情報の読み方。真実は1つではない。

世間の関心を引くため、複雑な出来事でも単純化して、「正義VS悪」の二項対立にしてしまうニュースや情報が多いように感じます。

例を挙げると、「知事 VS 既得権益を得ている人達」「SNS VS マスコミ」「ウクライナ VS ロシア」「イスラエル VS パレスチナ」「アメリカ VS 中国」など。

それぞれの情報がどのような意図で作られ、どのような背景を持った人が発信しているのか、情報に対しては常に批判的な視点を持ち合わせながら、様々な角度から考慮する必要があると感じます。

といっても情報洪水時代の今、他者の思惑にコントロールされないようにするのも、なかなか難しいものです。

しかし、以下の2つを認識しておくだけでも情報の読み方が変わります。

以下の2つは、ニュースや情報の読み方だけではなく、身近に人間関係の問題が起きた際の判断の一助にもなるのではないでしょうか。

 

【事実と真実の違いを認識する】

事実と真実の違いをご存知でしょうか?

辞書で調べると、【事実】実際に起きた事柄。【真実】嘘いつわりでない本当のこと。とあります。

一番の違いは「事実」は客観的な視点であるのに対し、「真実」はその事項に対する主観的な解釈が入るということです。

例えば「女性が笑っていた」は事実。
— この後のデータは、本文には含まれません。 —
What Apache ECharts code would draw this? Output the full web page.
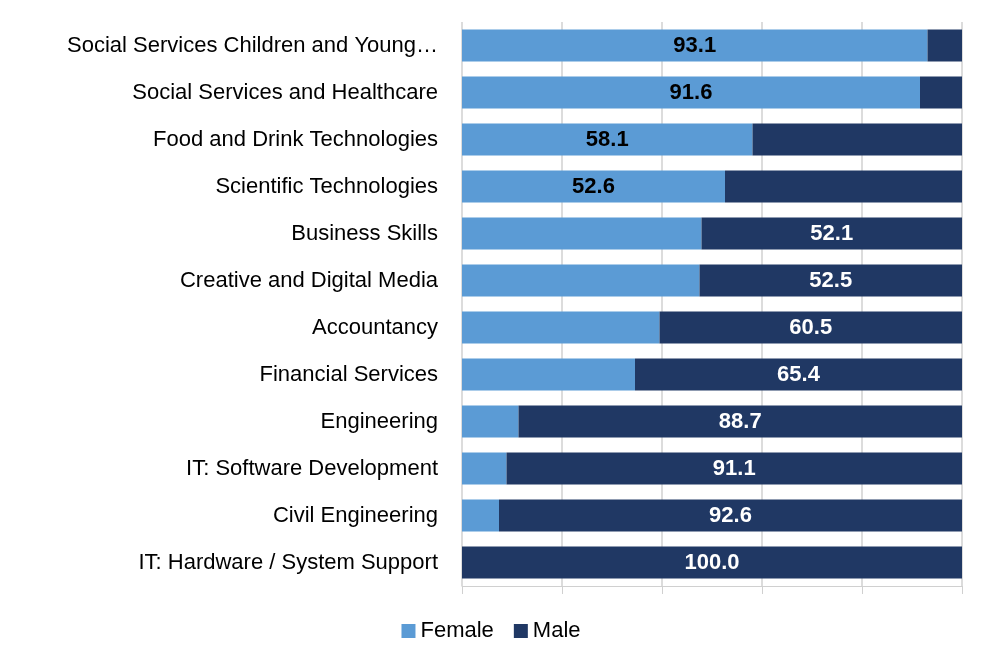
<!DOCTYPE html>
<html><head><meta charset="utf-8">
<script src="https://cdn.jsdelivr.net/npm/echarts@6/dist/echarts.min.js"></script>
<style>html,body{margin:0;padding:0;background:#fff}#c{width:982px;height:659px}</style>
</head><body><div id="c"></div>
<script>
const categories = ["Social Services Children and Young…","Social Services and Healthcare","Food and Drink Technologies","Scientific Technologies","Business Skills","Creative and Digital Media","Accountancy","Financial Services","Engineering","IT: Software Development","Civil Engineering","IT: Hardware / System Support"];
const female = [93.1,91.6,58.1,52.6,47.9,47.5,39.5,34.6,11.3,8.9,7.4,0];
const male = [6.9,8.4,41.9,47.4,52.1,52.5,60.5,65.4,88.7,91.1,92.6,100.0];
const showFemale = [true,true,true,true,false,false,false,false,false,false,false,false];
const cats = categories.slice().reverse();
const f = female.slice().reverse().map((v,i)=>({value:v,label:{show:showFemale.slice().reverse()[i]}}));
const m = male.slice().reverse().map((v,i)=>({value:v,label:{show:!showFemale.slice().reverse()[i]}}));
const font = 'Liberation Sans, Arial, sans-serif';
const chart = echarts.init(document.getElementById('c'));
chart.setOption({
  animation:false,
  grid:{left:462,right:20,top:22,bottom:73},
  legend:{bottom:12,left:'center',itemWidth:14,itemHeight:14,itemGap:20,icon:'rect',textStyle:{fontSize:22,fontFamily:font,color:'#000'},data:['Female','Male']},
  xAxis:{type:'value',min:0,max:100,interval:20,axisLabel:{show:false},splitLine:{lineStyle:{color:'#d0d0d0',width:1.5}},axisTick:{show:true,length:8,lineStyle:{color:'#d0d0d0'}},axisLine:{show:true,lineStyle:{color:'#d0d0d0'}}},
  yAxis:{type:'category',data:cats,axisLine:{show:false},axisTick:{show:false},axisLabel:{fontSize:22,fontFamily:font,color:'#000',margin:24}},
  series:[
    {name:'Female',type:'bar',stack:'a',data:f,barWidth:32,itemStyle:{color:'#5B9BD5'},label:{position:'inside',fontSize:22,fontWeight:'bold',fontFamily:font,color:'#000',formatter:p=>p.value.toFixed(1)}},
    {name:'Male',type:'bar',stack:'a',data:m,barWidth:32,itemStyle:{color:'#203864'},label:{position:'inside',fontSize:22,fontWeight:'bold',fontFamily:font,color:'#fff',formatter:p=>p.value.toFixed(1)}}
  ]
});
</script></body></html>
「大変美しい女性が高飛車に笑っていた」は真実。しかし、この言葉の発信者にとっては真実であっても、他の人の目から見れば美しいわけでもないし、高飛車にも見えないかもしれない。これが事実と真実の違いです。

事実は1つであるのに対し、真実は人の数だけあるということです。

 

【真っ白・真っ黒な人なんて存在しないと認識する】

近年の風潮として、「正義VS悪」の二項対立の構図にしてしまう情報が多いように感じます。

しかし正義の反対は悪ではなく、また別の正義なのかもしれません。戦争なんて特にそうでしょう。

また完全に真っ白、真っ黒な人なんて存在しないと私は思うのです。

人それぞれグラデーションの違いはあるけれど、人も物事も世の中も皆グレー。

白に近いグレーの人の黒い部分だけにスポットを当てて悪人に仕立て上げたり、逆に黒に近いグレーの人の白い部分にスポットを当てて善人に仕立て上げたり、情報の出し方でそういう風に見せる事は可能なのです。

人は多面的であることを認識しておけば、「この人は悪人?善人?」という単純な分け方で人を見なくなります。

 

【真実は1つではない】

歴史は勝者によって書き換えられると言われますが、まさにその歴史は「事実」ではなく、「ある人の視点の真実」にしか過ぎないことが多いです。

同じ出来事でも異なる解釈があり、例えば日本を統一することにより戦乱の世を無くすという大義を掲げた織田信長や豊臣秀吉、徳川家康は戦国時代の英雄とされていますが、これも信長公記⇒太閤記⇒大日本史&本朝通鑑などの書き換えられた痕跡が後世になって多数発見されています。

また彼らの敵対者であった武将たちからは、平和を犯す侵略者としか見なされていませんでした(諸説あり)。

また、第二次世界大戦における日本の行動も、欧米列強のアジア植民地化を防ぐため大東亜共栄圏の構築を目指したとされる一方、欧米列強側からは侵略ではなく民主化を進めるためであって、日本は単なる軍部の暴走と我欲だったと見なされています(諸説あり)。

このように、歴史の解釈は視点や文化によって大きく異なることがあります。

 

真実は1つではないと感じた個人的な話も綴ってみます。

母は私が高校生の時に病死したのですが、私にとって母の死は、私と母とのきずなを断ち切る刃物のようなもので、私に深い悲しみと喪失感を与えるものでした。

しかし伯母(母の姉)にとって妹の死は、妹を長年の苦しみから解放した「救済」のようなものでした。

どちらも真実なのです。大人になれば充分理解できました。

しかし私と伯母それぞれの真実の違いから、当時の私は齟齬を感じたり反感を持ったりしたのですから、人間関係、果てはその先にある社会を平和に築くことはいかに困難か分かります。

 

真実は一つではなく、さまざまな視点や解釈が存在すると思います。

歴史の解釈、個人的な経験、そして各メディアの影響など、私たちが日々接する情報や出来事には多様な「真実」があるように思います。

嘘ではなく真実を言い合っていても、食い違ったり、争いが起きたりします。

事実は1つでも真実は1つではない。そして人や物事は多面的であるということを頭に置いておけば、情報や人や社会を多角的に見る視点が備わっていくのではないでしょうか。